My first and only job in England, much to the amazement and pride of my friends back home, was in the Communications Directorate of a large British Government department in Victoria, London, a short walk from the Houses of Parliament and Downing Street, where I worked to start with on campaigns to influence the population in favour of Eco-towns - before asking for a transfer to join colleagues in the Home Office, DfID and the FCO working on campaigns to influence young Muslims to reject violent extremism and terrorism. Imagine it, me, a Romanian citizen at that time (now I have dual British and Romanian citizenship), doing that - it was courageous of the Director.
But, after three years, and even though I loved working among London's ethnic community in Brick Lane and more, and even though I was grateful for having been given the opportunity to work on the PM's Big Society project, I decided I had to re-take my freedom - to find ways of using my creativity, curiosity and life experiences for audiences of my own choosing.
With my husband I had been back to Africa, perilously flying at 1,500 feet in a single engine Cessna plane, dodging violent African storms, landing on remote, waterlogged, dirt strips at isolated community farming projects in places that he refers to as “God’s own Country” and to that beach in the Cape and its penguins, to that sunset, and to my real purpose in life, to something that I know Jane will be proud of as she watches over me. I finally decided then to use my life experiences to find ways of empowering women who are less fortunate than me to build better lives for themselves, to carry on Jane’s work, work that had so materially touched and enhanced my life and enhanced the lives of so many others.

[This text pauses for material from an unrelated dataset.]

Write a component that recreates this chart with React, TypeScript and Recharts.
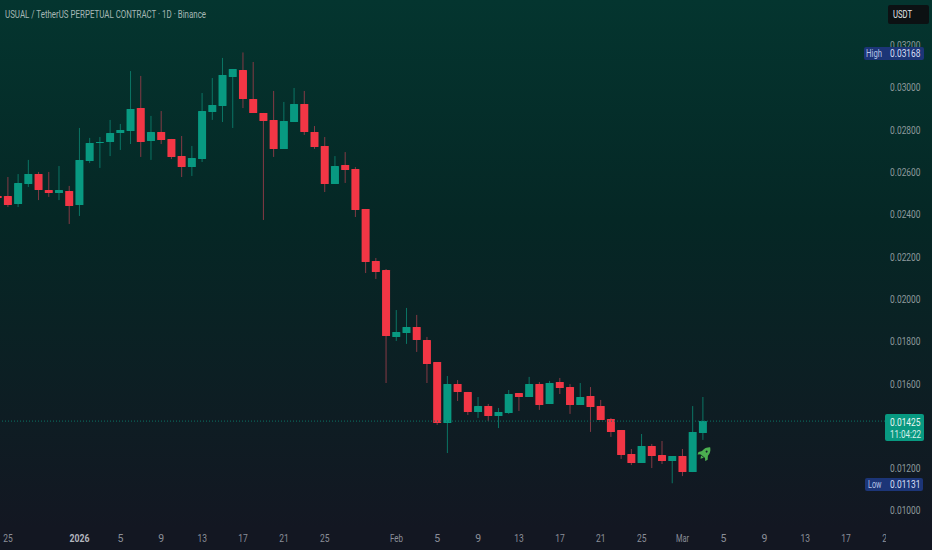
import React from 'react';
import { ComposedChart, Bar, XAxis, YAxis, ReferenceLine } from 'recharts';

const FONT = 'Roboto, sans-serif';
const UP = '#089981';
const DOWN = '#f23645';
const UP_WICK = '#0b7565';
const DOWN_WICK = '#853a45';

const days = [-1, 0, 1, 2, 3, 4, 5, 6, 7, 8, 9, 10, 11, 12, 13, 14, 15, 16, 17, 18, 19, 20, 21, 22, 23, 24, 25, 26, 27, 28, 29, 30, 31, 32, 33, 34, 35, 36, 37, 38, 39, 40, 41, 42, 43, 44, 45, 46, 47, 48, 49, 50, 51, 52, 53, 54, 55, 56, 57, 58, 59, 60, 61, 62, 63, 64, 65, 66, 67, 68];

const opens = [0.02489, 0.02489, 0.02451, 0.02546, 0.02593, 0.02518, 0.02504, 0.02513, 0.02447, 0.02655, 0.0274, 0.02745, 0.02787, 0.02797, 0.02905, 0.02749, 0.02792, 0.02759, 0.02678, 0.02626, 0.02664, 0.02886, 0.02915, 0.03052, 0.03085, 0.02948, 0.02882, 0.02849, 0.02712, 0.02839, 0.02924, 0.02792, 0.02726, 0.02546, 0.02636, 0.02617, 0.02428, 0.02182, 0.02139, 0.01823, 0.01842, 0.0187, 0.01808, 0.01704, 0.01416, 0.016, 0.01563, 0.01468, 0.01496, 0.01449, 0.01463, 0.01558, 0.01539, 0.016, 0.01506, 0.0161, 0.01586, 0.01501, 0.01544, 0.01496, 0.01435, 0.01383, 0.0127, 0.01227, 0.01307, 0.01265, 0.01236, 0.0126, 0.01184, 0.01369];
const closes = [0.0248, 0.02447, 0.02551, 0.02593, 0.02518, 0.02504, 0.02518, 0.02442, 0.0266, 0.0274, 0.02745, 0.02787, 0.02801, 0.02901, 0.02745, 0.02792, 0.02754, 0.02674, 0.02626, 0.02669, 0.02891, 0.0292, 0.03061, 0.0309, 0.02948, 0.02882, 0.02844, 0.02712, 0.02844, 0.02924, 0.02792, 0.02721, 0.02546, 0.02631, 0.02612, 0.02423, 0.02177, 0.0213, 0.01827, 0.01846, 0.0187, 0.01808, 0.01695, 0.01416, 0.016, 0.01563, 0.01468, 0.01496, 0.01449, 0.01468, 0.01553, 0.01539, 0.016, 0.01501, 0.01605, 0.01582, 0.01501, 0.01539, 0.01492, 0.0143, 0.01374, 0.01265, 0.01227, 0.01307, 0.0126, 0.01236, 0.0126, 0.01184, 0.01374, 0.01425];
const highs = [0.02504, 0.02579, 0.02593, 0.0266, 0.02603, 0.02603, 0.02631, 0.02537, 0.02811, 0.02764, 0.02768, 0.02849, 0.0283, 0.0308, 0.03057, 0.02868, 0.02891, 0.02759, 0.02773, 0.02726, 0.02976, 0.03047, 0.03142, 0.0309, 0.03168, 0.03123, 0.02882, 0.02986, 0.02934, 0.03, 0.02986, 0.0282, 0.02768, 0.02678, 0.02697, 0.02626, 0.02428, 0.02196, 0.02144, 0.0195, 0.0196, 0.01927, 0.01823, 0.01704, 0.01638, 0.01619, 0.01563, 0.01539, 0.01506, 0.01487, 0.01572, 0.01558, 0.01634, 0.0161, 0.01615, 0.01629, 0.016, 0.01605, 0.01586, 0.01525, 0.0144, 0.01383, 0.01293, 0.01364, 0.01317, 0.01331, 0.0126, 0.01293, 0.01496, 0.01539];
const lows = [0.02456, 0.02437, 0.02437, 0.02532, 0.0247, 0.02485, 0.0247, 0.02357, 0.02395, 0.02645, 0.02622, 0.02678, 0.02707, 0.02735, 0.02674, 0.0266, 0.02735, 0.02664, 0.02579, 0.02584, 0.0265, 0.02849, 0.02839, 0.02811, 0.02905, 0.02882, 0.02376, 0.02674, 0.02712, 0.02839, 0.02778, 0.02712, 0.02508, 0.02546, 0.02551, 0.0239, 0.02125, 0.02097, 0.01605, 0.01804, 0.0179, 0.01752, 0.01605, 0.01407, 0.01274, 0.0152, 0.01454, 0.0144, 0.01426, 0.01392, 0.01459, 0.01473, 0.01539, 0.01478, 0.01506, 0.01553, 0.01459, 0.01501, 0.01374, 0.0143, 0.0135, 0.01246, 0.01217, 0.01227, 0.01203, 0.01222, 0.01131, 0.01165, 0.01184, 0.01336];

const xTickDays = [0, 7, 11, 15, 19, 23, 27, 31, 38, 42, 46, 50, 54, 58, 62, 66, 70, 74, 78, 82, 86];
const xTickLabels = ['25', '2026', '5', '9', '13', '17', '21', '25', 'Feb', '5', '9', '13', '17', '21', '25', 'Mar', '5', '9', '13', '17', '21'];
// 0.014 sits behind the last price label in the reference
const yTicks = [0.01, 0.012, 0.016, 0.018, 0.02, 0.022, 0.024, 0.026, 0.028, 0.03, 0.032];
const lastPrice = 0.01425;

const data = days.map((day, i) => ({
  day,
  open: opens[i],
  close: closes[i],
  high: highs[i],
  low: lows[i],
  range: [lows[i], highs[i]],
}));

function Candle(props: any) {
  const { x, y, width, height, payload } = props;
  const { open, close, high, low } = payload;
  const up = close >= open;
  const k = height / (high - low);
  const top = y + (high - Math.max(open, close)) * k;
  const bodyH = Math.max(Math.abs(open - close) * k, 1);
  const cx = x + width / 2;
  return (
    <g>
      <line x1={cx} x2={cx} y1={y} y2={y + height} stroke={up ? UP_WICK : DOWN_WICK} strokeWidth={1} />
      <rect x={x} y={top} width={width} height={bodyH} fill={up ? UP : DOWN} rx={0.5} />
    </g>
  );
}

// the reference is squeezed horizontally, so text gets a fixed width
const tickWidths: Record<number, number | undefined> = { 2: 9.5, 3: 13, 4: 20 };

function DayTick(props: any) {
  const { x, payload } = props;
  const label = xTickLabels[xTickDays.indexOf(payload.value)];
  const bold = label === '2026';
  return (
    <g clipPath="url(#paneClip)">
      <text
        x={x}
        y={542}
        textAnchor="middle"
        fontFamily={FONT}
        fontSize={10.5}
        fontWeight={bold ? 700 : 400}
        textLength={tickWidths[label.length]}
        lengthAdjust="spacingAndGlyphs"
        fill={bold ? '#b2b5be' : '#8b8f99'}
      >
        {label}
      </text>
    </g>
  );
}

function PriceTick(props: any) {
  const { y, payload } = props;
  return (
    <text
      x={920.5}
      y={y + 3.5}
      textAnchor="end"
      fontFamily={FONT}
      fontSize={10.5}
      textLength={30.5}
      lengthAdjust="spacingAndGlyphs"
      fill="#8e9a9d"
    >
      {payload.value.toFixed(5)}
    </text>
  );
}

function Squeezed(props: any) {
  return <text fontFamily={FONT} fontSize={10.5} lengthAdjust="spacingAndGlyphs" {...props} />;
}

function Overlay() {
  return (
    <svg width={932} height={550} style={{ position: 'absolute', left: 0, top: 0 }}>
      <Squeezed x={5} y={18} textLength={201} fill="#a6b8b5">
        USUAL / TetherUS PERPETUAL CONTRACT · 1D · Binance
      </Squeezed>

      <rect x={888} y={5} width={41} height={19} rx={2} fill="#0c1113" />
      <Squeezed x={893} y={18} textLength={19} fill="#e6e8ea">USDT</Squeezed>

      <rect x={864} y={47} width={60} height={13} rx={2} fill="#1c3577" />
      <Squeezed x={866} y={57} textLength={16} fill="#b4c2e6">High</Squeezed>
      <Squeezed x={890} y={57} textLength={30.5} fill="#d6dff5">0.03168</Squeezed>

      <rect x={865} y={478} width={58} height={13} rx={2} fill="#1c3577" />
      <Squeezed x={868} y={488} textLength={13.5} fill="#b4c2e6">Low</Squeezed>
      <Squeezed x={890} y={488} textLength={30.5} fill="#d6dff5">0.01131</Squeezed>

      <rect x={885} y={414} width={39} height={27} rx={2} fill={UP} />
      <Squeezed x={890} y={425.5} textLength={30.5} fontSize={10} fill="#e8f5f2">0.01425</Squeezed>
      <Squeezed x={890} y={437.5} textLength={31} fontSize={10} fill="#d8efea">11:04:22</Squeezed>

      <g transform="translate(705 453.5) rotate(40)" fill="#4caf50">
        <path d="M0 -8 C4 -5 4.2 -1 3.4 3.4 L-3.4 3.4 C-4.2 -1 -4 -5 0 -8 Z" />
        <path d="M-3 -1 L-6 3 L-5 5.6 L-2.4 3 Z" />
        <path d="M3 -1 L6 3 L5 5.6 L2.4 3 Z" />
        <path d="M-1.8 4 L1.8 4 L0 7 Z" />
        <circle cx={0} cy={-2.5} r={1} fill="#14202a" />
      </g>
    </svg>
  );
}

export default function App() {
  return (
    <div
      style={{
        position: 'absolute',
        left: 0,
        top: 0,
        width: 932,
        height: 550,
        overflow: 'hidden',
        background: 'linear-gradient(180deg, #04352f 0%, #052725 40%, #131722 96%)',
      }}
    >
      <ComposedChart width={932} height={550} data={data} margin={{ top: 0, right: 0, left: 0, bottom: 0 }}>
        <defs>
          <clipPath id="paneClip">
            <rect x={0} y={0} width={886} height={550} />
          </clipPath>
        </defs>
        <XAxis
          dataKey="day"
          type="number"
          domain={[-0.783, 86.1]}
          allowDataOverflow
          ticks={xTickDays}
          interval={0}
          tick={<DayTick />}
          axisLine={false}
          tickLine={false}
          height={24}
          tickMargin={0}
        />
        <YAxis
          orientation="right"
          type="number"
          domain={[0.00929, 0.03416]}
          allowDataOverflow
          ticks={yTicks}
          interval={0}
          tick={<PriceTick />}
          axisLine={false}
          tickLine={false}
          width={44}
        />
        <ReferenceLine y={lastPrice} stroke="#0b7565" strokeDasharray="1 2" />
        <Bar dataKey="range" barSize={8} shape={<Candle />} isAnimationActive={false} />
      </ComposedChart>
      <Overlay />
    </div>
  );
}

So the cycle of change in my life turned again, I had to re-learn and to re-invent myself again, but if it's what you decide you want in life...........
So much is left unwritten for the moment - the words that describe the scents, the colours, the textures, the changing sounds, emotions and extraordinary architectural diversity of my home city, a diversity that reflects the tidal waves of influence over Romania for centuries - Ottoman, classical European and communist - and words that capture the beauty of Romania, it's glorious snow capped Carpathian mountain ranges and untouched wilderness foothills where the undisturbed peace of wild flowers and summer bees always guarantees a sweet harvest and the contentment that comes from caring for the land through the changing seasons, caring for fruit laden orchards, for cherished animals, all of which is indelibly stamped on the sun drenched faces of those whose lives in the countryside have hardly changed for centuries. But I will write the story one day.